Se Beira-Mar, longa ficcional de estreia de Filipe Matzembacher e Marcio Reolon, tratava da descoberta do afeto por meio do olhar inocente da adolescência, o novo filme da dupla de realizadores gaúchos, Tinta Bruta, apresenta uma perspectiva muito mais dura sobre questões da vida adulta. Solidão, angústia, culpa, cobrança e intolerâncias cada vez menos veladas espreitam o personagem principal a cada cena. A aspereza do filme ao adentrar no universo de um jovem introspectivo e solitário, sobrevivendo a um contexto social que desafia sua existência a todos os momentos, torna Tinta Bruta um filme muito atual, conectado com questões sociais bem contemporâneas. Uma realidade brasileira que o longa levou para mais de 70 festivais mundo afora – em Berlim, abocanhou um Teddy Awards, mais importante prêmio do mundo dedicado a filmes com temática LGBT – e que nesta quarta (19) povoa sessão comentada em Bento Gonçalves.

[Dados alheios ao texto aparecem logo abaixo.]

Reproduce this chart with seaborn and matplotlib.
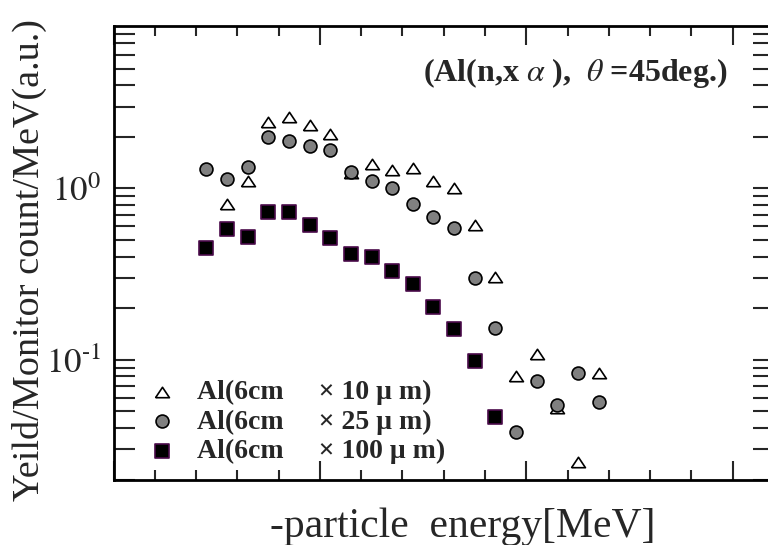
import numpy as np
import pandas as pd
import matplotlib
matplotlib.use("Agg")
import matplotlib.pyplot as plt
from matplotlib.ticker import MultipleLocator, LogLocator, NullFormatter, FixedLocator
import seaborn as sns

# Alpha-particle yields per foil thickness
energy_10um = [5.5, 6.5, 7.5, 8.5, 9.5, 10.5, 11.5, 12.5, 13.5, 14.5,
               15.5, 16.5, 17.5, 18.5, 19.5, 20.5, 21.5, 22.5, 23.5]
yield_10um = [0.81, 1.10, 2.45, 2.59, 2.34, 2.07, 1.23, 1.38, 1.28, 1.31,
              1.10, 1.01, 0.61, 0.305, 0.080, 0.108, 0.052, 0.0254, 0.084]

energy_25um = [4.5, 5.5, 6.5, 7.5, 8.5, 9.5, 10.5, 11.5, 12.5, 13.5,
               14.5, 15.5, 16.5, 17.5, 18.5, 19.5, 20.5, 21.5, 22.5, 23.5]
yield_25um = [1.29, 1.13, 1.33, 2.00, 1.88, 1.77, 1.67, 1.245, 1.10, 1.00,
              0.81, 0.683, 0.589, 0.301, 0.154, 0.0378, 0.0752, 0.0547, 0.0834, 0.057]

energy_100um = [4.5, 5.5, 6.5, 7.5, 8.5, 9.5, 10.5, 11.5, 12.5, 13.5,
                14.5, 15.5, 16.5, 17.5, 18.5]
yield_100um = [0.447, 0.581, 0.522, 0.725, 0.725, 0.609, 0.513, 0.414, 0.396, 0.331,
               0.275, 0.204, 0.151, 0.0984, 0.0466]

series_labels = ["Al(6cm     \u00d7 10 \u03bc m)",
                 "Al(6cm     \u00d7 25 \u03bc m)",
                 "Al(6cm     \u00d7 100 \u03bc m)"]

sns.set_theme(style="ticks")
plt.rcParams["font.family"] = ["Liberation Serif", "DejaVu Serif"]
plt.rcParams["mathtext.fontset"] = "stix"

W, H = 768, 545
fig = plt.figure(figsize=(W / 100, H / 100), dpi=100)
left, right, top, bottom = 113.5, 774.0, 26.0, 480.0
ax = fig.add_axes([left / W, 1 - bottom / H, (right - left) / W, (bottom - top) / H])

# flattened open triangle
tri = [(-1.0, -0.75), (1.0, -0.75), (0.0, 0.75), (-1.0, -0.75)]

sns.scatterplot(x=energy_10um, y=yield_10um, marker=tri, s=100, color="white",
                edgecolor="black", linewidth=1.2, label=series_labels[0], ax=ax, zorder=3)
sns.scatterplot(x=energy_25um, y=yield_25um, marker="o", s=86, color="#808080",
                edgecolor="black", linewidth=1.2, label=series_labels[1], ax=ax, zorder=4)
sns.scatterplot(x=energy_100um, y=yield_100um, marker="s", s=100, color="black",
                edgecolor="#4a0a4a", linewidth=1.2, label=series_labels[2], ax=ax, zorder=5)

ax.set_yscale("log")
ax.set_xlim(0, 32)
ax.set_ylim(0.0199, 8.85)

ax.xaxis.set_major_locator(MultipleLocator(10))
ax.xaxis.set_minor_locator(MultipleLocator(2))
ax.xaxis.set_major_formatter(NullFormatter())
ax.yaxis.set_major_locator(FixedLocator([0.1, 1.0]))
ax.yaxis.set_minor_locator(LogLocator(base=10, subs=np.arange(2, 10)))
ax.yaxis.set_minor_formatter(NullFormatter())
ax.set_yticklabels([r"$10^{\text{-}1}$", r"$10^{0}$"], fontsize=25)

ax.tick_params(axis="x", which="major", direction="in", length=14, width=1.5,
               top=True, bottom=True)
ax.tick_params(axis="x", which="minor", direction="in", length=7, width=1.5,
               top=True, bottom=True)
ax.tick_params(axis="y", which="both", direction="in", length=15, width=1.5,
               left=True, right=True, pad=9)
for sp in ax.spines.values():
    sp.set_linewidth(2.0)
    sp.set_color("black")

ax.set_xlabel("-particle  energy[MeV]", fontsize=30)
ax.xaxis.set_label_coords(0.529, -0.06)
ax.set_ylabel("Yeild/Monitor count/MeV(a.u.)", fontsize=27.5)
ax.yaxis.set_label_coords(-0.1007, 0.4835)

fig.text(423 / W, 1 - 73 / H, r"(Al(n,x $\alpha$ ),  $\theta$ =45deg.)",
         fontsize=23, fontweight="bold", ha="left", va="center")

leg = ax.legend(loc="center left", bbox_to_anchor=(147.8 / W, 1 - 422 / H),
                bbox_transform=fig.transFigure, frameon=False, borderpad=0,
                borderaxespad=0, handlelength=1.0, handletextpad=0.76,
                labelspacing=0.15, prop={"size": 20, "weight": "bold"})

fig.savefig("out.png", dpi=100)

– Quando a gente começou a trabalhar no Tinta, já estávamos muito atentos, a gente sentia o surgimento dessas forças conservadoras e intolerantes. É interessante que ele surge agora (a estreia nacional ocorreu na semana passada), quando as violências estão cada vez mais aparentes, as pessoas conseguem enxergar bastante do Brasil ali na tela – reflete Filipe Matzembacher, que comandará o debate sobre o filme ao lado de Marcio Reolon.
Tinta Bruta acompanha a história de Pedro (vivido pelo estreante Shico Menegat), que largou a faculdade após uma acusação de agressão e ganha dinheiro apresentando performances eróticas na internet, nas quais pinta o corpo com tinta neon. Quando começa a perder público na internet, Pedro descobre que há um outro jovem copiando o diferencial de suas performances, Leo (Bruno Fernandes). A relação entre os dois apresenta uma espécie de redenção ao personagem, um encontro inesperado com o afeto.

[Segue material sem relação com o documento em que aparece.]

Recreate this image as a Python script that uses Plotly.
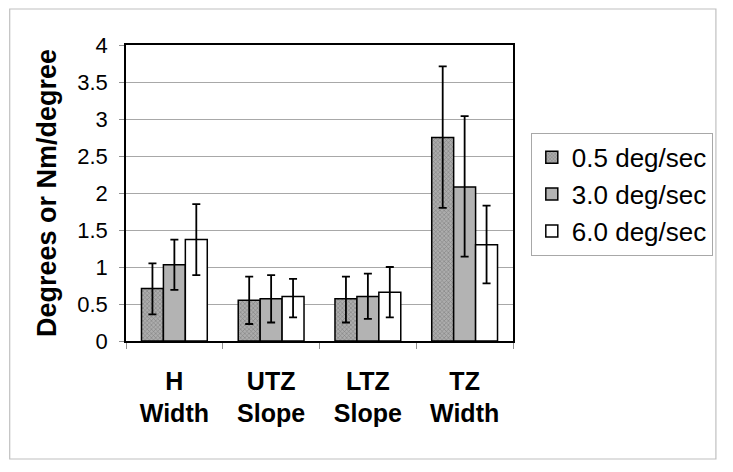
import plotly.graph_objects as go

categories = ["H Width", "UTZ Slope", "LTZ Slope", "TZ Width"]
tick_labels = ["<b>H</b><br><b>Width</b>", "<b>UTZ</b><br><b>Slope</b>",
               "<b>LTZ</b><br><b>Slope</b>", "<b>TZ</b><br><b>Width</b>"]
series_names = ["0.5 deg/sec", "3.0 deg/sec", "6.0 deg/sec"]
values_05 = [0.71, 0.55, 0.57, 2.75]
upper_05 = [1.05, 0.87, 0.87, 3.71]
lower_05 = [0.36, 0.23, 0.25, 1.80]
values_30 = [1.03, 0.57, 0.60, 2.08]
upper_30 = [1.37, 0.89, 0.91, 3.04]
lower_30 = [0.69, 0.25, 0.30, 1.14]
values_60 = [1.37, 0.60, 0.66, 1.30]
upper_60 = [1.85, 0.84, 1.00, 1.83]
lower_60 = [0.89, 0.32, 0.32, 0.78]

fig = go.Figure()
styles = [
    dict(color="#a0a0a0", pattern=dict(shape="x", size=3, fgcolor="#505050", bgcolor="#adadad", solidity=0.35)),
    dict(color="#b3b3b3"),
    dict(color="#ffffff"),
]
data = [(values_05, upper_05, lower_05), (values_30, upper_30, lower_30), (values_60, upper_60, lower_60)]
for name, (v, up, lo), st in zip(series_names, data, styles):
    fig.add_trace(go.Bar(
        x=categories, y=v, name=name,
        marker=dict(line=dict(color="black", width=1.5), **st),
        error_y=dict(type="data", symmetric=False,
                     array=[u - a for u, a in zip(up, v)],
                     arrayminus=[a - l for a, l in zip(v, lo)],
                     color="black", thickness=1.8, width=4),
    ))

fig.update_layout(
    width=717, height=456,
    margin=dict(l=118, r=208, t=37, b=123),
    paper_bgcolor="white", plot_bgcolor="white",
    barmode="group", bargap=0.32, bargroupgap=0,
    font=dict(family="Liberation Sans, Arial", size=21, color="black"),
    showlegend=True,
    legend=dict(x=1.046, y=0.703, xanchor="left", yanchor="top",
                bordercolor="#a8a8a8", borderwidth=1,
                font=dict(size=26), itemwidth=30, tracegroupgap=0),
    yaxis=dict(range=[0, 4], dtick=0.5, showgrid=True, gridcolor="#a8a8a8",
               ticks="outside", ticklen=5, tickcolor="#909090",
               showline=True, linecolor="black", linewidth=1.5, mirror=True,
               tickfont=dict(size=22), zeroline=False, ticklabelstandoff=7,
               title=dict(text="<b>Degrees or Nm/degree</b>", font=dict(size=27), standoff=13)),
    xaxis=dict(showline=True, linecolor="black", linewidth=1.5, mirror=True,
               ticks="outside", tickson="boundaries", ticklen=6, tickcolor="#909090",
               tickfont=dict(size=25), ticklabelstandoff=17,
               tickvals=categories, ticktext=tick_labels),
    shapes=[dict(type="rect", xref="paper", yref="paper",
                 x0=-0.3005, x1=1.5243, y0=-0.3986, y1=1.1216,
                 line=dict(color="#c0c0c0", width=1.2))],
)

fig.write_html("out.html")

Shico foi descoberto pela dupla de diretores quando discotecava numa festa e chamou atenção por carregar a intensidade no olhar que eles procuravam desde o início. Sem nunca ter tido uma experiência como ator, ele passou por um processo de preparação que envolveu ensaios durante sete meses antes das gravações. Como Pedro, Schico lidou com cenas que envolviam sexo e nudez, e emprestou ao personagem o misto de fragilidade e força que os diretores queriam.
– Acho que a essência, nosso olhar para o cinema, é criar personagem e trabalhar com ator. Foi um processo muito bonito do Schico, de buscar essa energia, essa intensidade nesse processo. Os dois (Shico e Bruno) se doaram muito e todo o trabalho deles está impresso na tela – aponta Filipe.

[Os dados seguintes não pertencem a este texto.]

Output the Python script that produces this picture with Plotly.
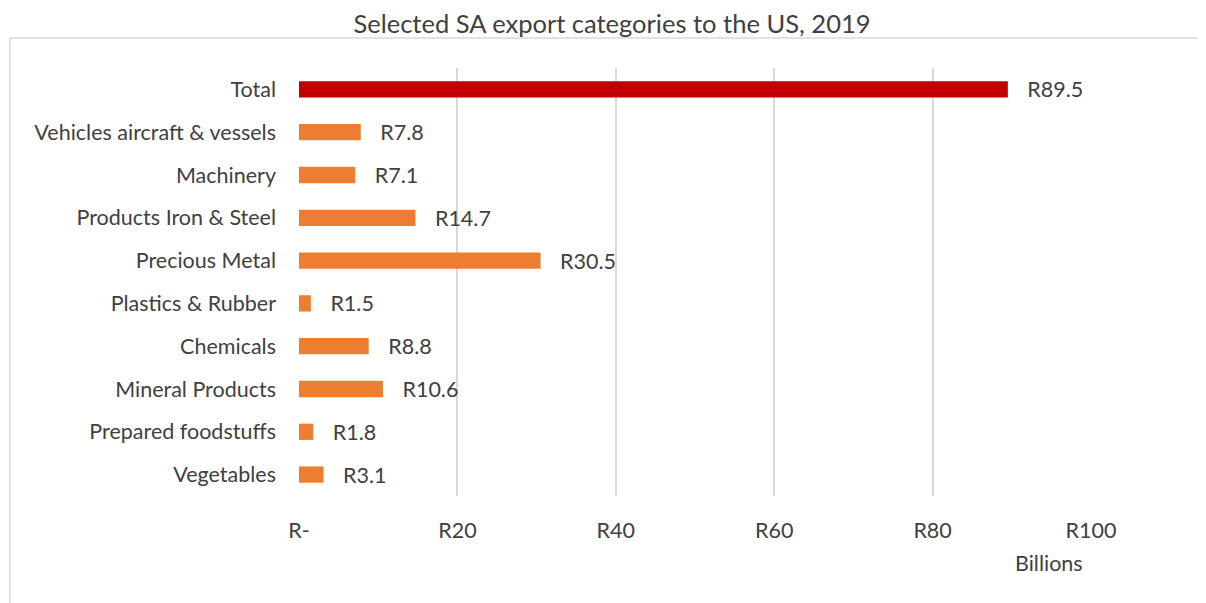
import plotly.graph_objects as go

categories = ["Total", "Vehicles aircraft & vessels", "Machinery", "Products Iron & Steel",
              "Precious Metal", "Plastics & Rubber", "Chemicals", "Mineral Products",
              "Prepared foodstuffs", "Vegetables"]
values = [89.5, 7.8, 7.1, 14.7, 30.5, 1.5, 8.8, 10.6, 1.8, 3.1]
tick_vals = [0, 20, 40, 60, 80, 100]
tick_text = ["R-", "R20", "R40", "R60", "R80", "R100"]

colors = ["#C00000" if c == "Total" else "#ED7D31" for c in categories]
labels = ["\u00a0\u00a0\u00a0R" + f"{v:.1f}" for v in values]

FONT = "Lato, Open Sans, sans-serif"
TXT = "#404040"
FS = 21.5

# page body has an 8px offset; margins compensate so the plot area sits at x 299-1091, y 68-496
fig = go.Figure(go.Bar(
    y=categories, x=values, orientation="h",
    marker=dict(color=colors, line=dict(width=0)),
    text=labels, textposition="outside", cliponaxis=False, constraintext="none",
    textfont=dict(family=FONT, size=FS, color=TXT),
))

fig.update_layout(
    width=1206, height=603,
    margin=dict(l=291, r=123, t=60, b=115),
    paper_bgcolor="white", plot_bgcolor="white",
    bargap=0.62,
    showlegend=False,
    font=dict(family=FONT, size=FS, color=TXT),
    title=dict(text="Selected SA export categories to the US, 2019",
               x=(612 - 8) / 1206, xanchor="center", y=1 - (24 - 8) / 603, yanchor="middle",
               font=dict(family=FONT, size=25.5, color=TXT)),
    xaxis=dict(range=[0, 100], tickvals=tick_vals, ticktext=tick_text,
               showgrid=True, gridcolor="#D9D9D9", gridwidth=1.5,
               zeroline=False, showline=False, ticklabelstandoff=19,
               tickfont=dict(family=FONT, size=FS, color=TXT)),
    yaxis=dict(categoryorder="array", categoryarray=categories[::-1],
               showgrid=False, zeroline=False, showline=False,
               ticklabelstandoff=22,
               tickfont=dict(family=FONT, size=FS, color=TXT)),
    annotations=[dict(text="Billions", xref="paper", yref="paper",
                      x=(1049 - 299) / 792, y=(496 - 563) / 428,
                      xanchor="center", yanchor="middle", showarrow=False,
                      font=dict(family=FONT, size=FS, color=TXT))],
    shapes=[dict(type="rect", xref="paper", yref="paper",
                 x0=(10 - 299) / 792, x1=(1215 - 299) / 792,
                 y0=(496 - 615) / 428, y1=1 + 30 / 428,
                 line=dict(color="#D9D9D9", width=1.5), fillcolor="rgba(0,0,0,0)",
                 layer="below")],
)

fig.write_html("out.html")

Filmado numa Porto Alegre que parece engolir o protagonista com a palidez de seus altos prédios, Tinta Bruta não traz cores somente nas performances online de Pedro. Fica a sensação de que são os encontros que colorem a vida, e nos fazem querer dançar em meio ao caos, que convenhamos, sempre vai existir.
– O Pedro tem uma jornada muito interna, mas ele está inserido em conflitos muito relacionados ao externo, à sociedade, às violências que ele sofre. Acho que tem dois pontos que ele percebe nessa jornada, um deles relacionado à resistência, acaba sendo um filme sobre seguir lutando, seguir nas ruas e se mostrando presente; e a segunda é a importância do outro, o Pedro se abre para a importância dessas teias de afeto, entende que para a gente existir, a gente precisa estar em grupo, estar junto – defende o diretor.
Veja o trailer:
Programe-se:
:: O quê: sessão comentada do filme Tinta Bruta, com a presença dos diretores Filipe Matzembacher e Marcio Reolon.
:: Quando: nesta quarta (19), às 20h.
:: Onde: no Movie Arte Cinemas do Shopping L’América (Rua 13 De Maio, 877).
:: Quanto: R$ 15. Crianças de até 12 anos e idosos acima de 60 anos pagam meia.